I think it was [an account] from the person who cleaned the house who said that Höss’s desk in the office at his home had a sheet of [clear plastic] Perspex on it. I looked into its invention, and, sure enough, Perspex was made by IG Farben, which also produced Zyklon B. Perspex was a really advanced piece of material, and he just had a piece covering his desk. No doubt that anyone who came into the office at the time would’ve asked, “What is that?” He didn’t need Perspex for any functional reason, but he chose to have it because it was new and because it was an innovation. He’s showing off. So, of course, I put a piece of Perspex on Höss’s desk.
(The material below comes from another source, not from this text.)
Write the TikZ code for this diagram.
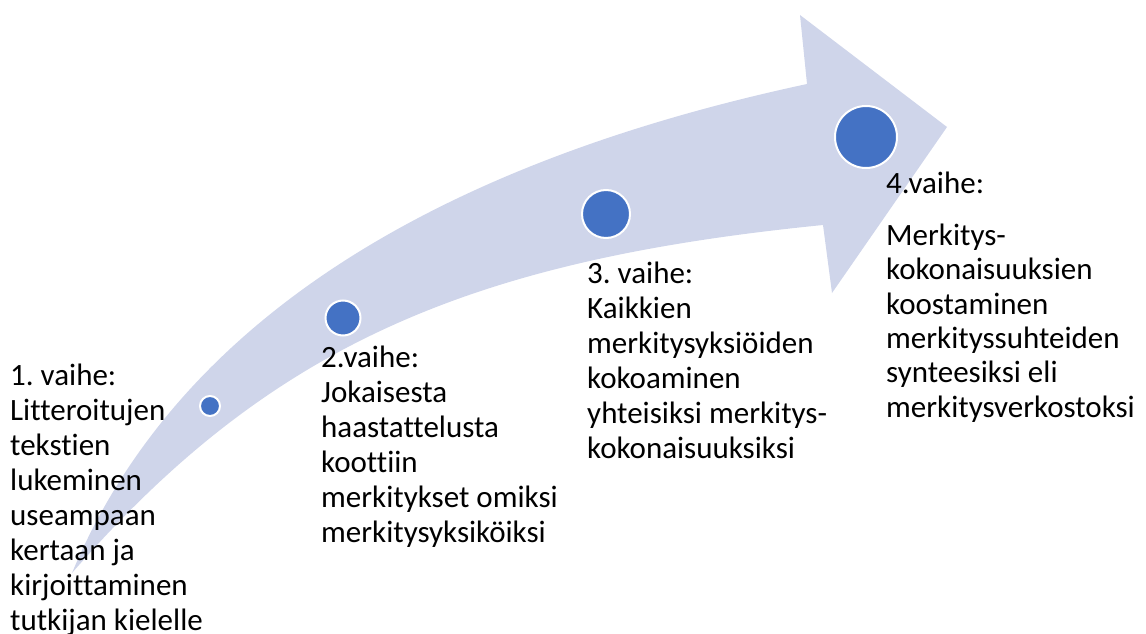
\documentclass[tikz,border=0pt]{standalone}
\usepackage{fontspec}
\setmainfont{Carlito}[Ligatures={NoCommon}]
\frenchspacing
\definecolor{arrowfill}{HTML}{CFD5EA}
\definecolor{dotblue}{HTML}{4472C4}
\begin{document}
\begin{tikzpicture}[x=1pt,y=-1pt,
  stagedot/.style={circle,fill=dotblue,draw=white,line width=2pt,inner sep=0pt,minimum size=#1},
  stagetext/.style={anchor=base west,inner sep=0pt,align=left,font=\fontsize{31}{35}\selectfont}]
\useasboundingbox (0,0) rectangle (1146,634);
% curved progress arrow
\fill[arrowfill] (72,573) .. controls (182,309) and (457,159) .. (807,84)
  -- (800,15) -- (947,127) -- (832,293) -- (823,225)
  .. controls (473,260) and (272,343) .. (72,573) -- cycle;
% stage markers
\node[stagedot=20pt] (d1) at (210,406) {};
\node[stagedot=35pt] (d2) at (343,318) {};
\node[stagedot=48pt] (d3) at (606,214) {};
\node[stagedot=62pt] (d4) at (866,137) {};
% stage descriptions (anchored at the baseline of the last line)
\node[stagetext] (s1) at (10,630) {1. vaihe:\\Litteroitujen\\tekstien\\lukeminen\\useampaan\\kertaan ja\\kirjoittaminen\\tutkijan kielelle};
\node[stagetext] (s2) at (321,542) {2.vaihe:\\Jokaisesta\\haastattelusta\\koottiin\\merkitykset omiksi\\merkitysyksiköiksi};
\node[stagetext] (s3) at (587,458) {3. vaihe:\\Kaikkien\\merkitysyksiöiden\\kokoaminen\\yhteisiksi merkitys-\\kokonaisuuksiksi};
\node[stagetext,font=\fontsize{31}{34.3}\selectfont] (s4) at (886,417) {4.vaihe:\\[18pt]Merkitys-\\kokonaisuuksien\\koostaminen\\merkityssuhteiden\\synteesiksi eli\\merkitysverkostoksi};
\end{tikzpicture}
\end{document}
They had their pick of furniture from all these houses that they could pillage from. I was constantly imagining what it would be like to have a daily occurrence of somebody visiting from [the camp warehouse] Kanada, from Birkenau, and coming back with goods — whether that’s a lovely piece of lace or whatever else. The fact that [Höss’s wife, Hedwig] was at liberty to take whatever she wanted? I thought, Well, in due course she might find another tablecloth she likes better and she’ll just get rid of that one. When you’re free to have whatever you want and your aesthetic is form and function before design, things have got to perform their duty; they’ve got to work efficiently. You can’t have excess in the house. It didn’t feel to me like Hedwig would have a relationship with a favorite cushion. It wasn’t in her. I discovered through research at the museum that she personally had prisoners do things for her — like paint the family coat of arms, for example — and then if they made a mistake, they would get gassed for it.
Prisoners made things for them?
There were many things that were made by the prisoners of the camp and used in households of SS families all over Germany but particularly around [the prison town] Oświęcim. Stools were commonly made by the prisoners. I saw original ones, but they were too old — they were too antique. So I made some fresh ones. There’s a stool in the bathroom, and there’s quite a few stools in the garden.
Did you work off of photos of the family?
We didn’t have that many pictures to go off of, but the ones I did have I used as forensically as possible. There’s one photo which shows Höss and his children on a bench with a palm in the corner. One of the pictures shows two of the kids playing next to the pool with a big model boat, so I built that boat. And then the two girls are playing with a toy train on the side of that pond.
I noticed, in Höss’s office, a picture of Hitler I’ve never seen before.
I found a few pictures of the interiors of some of the buildings around the camp. One of them was a classroom, and in it, I spotted quite a small picture of Hitler, not standard issue — he wasn’t just presented straight on. And I thought, Wow, that’s interesting. It was necessary to have a picture of Hitler somewhere in your life then. So I quite liked the idea that Höss had a sort of candid view of him. There was something personal about it somehow.
This interview was condensed and edited for clarity. The Zone of Interest is out in theaters now.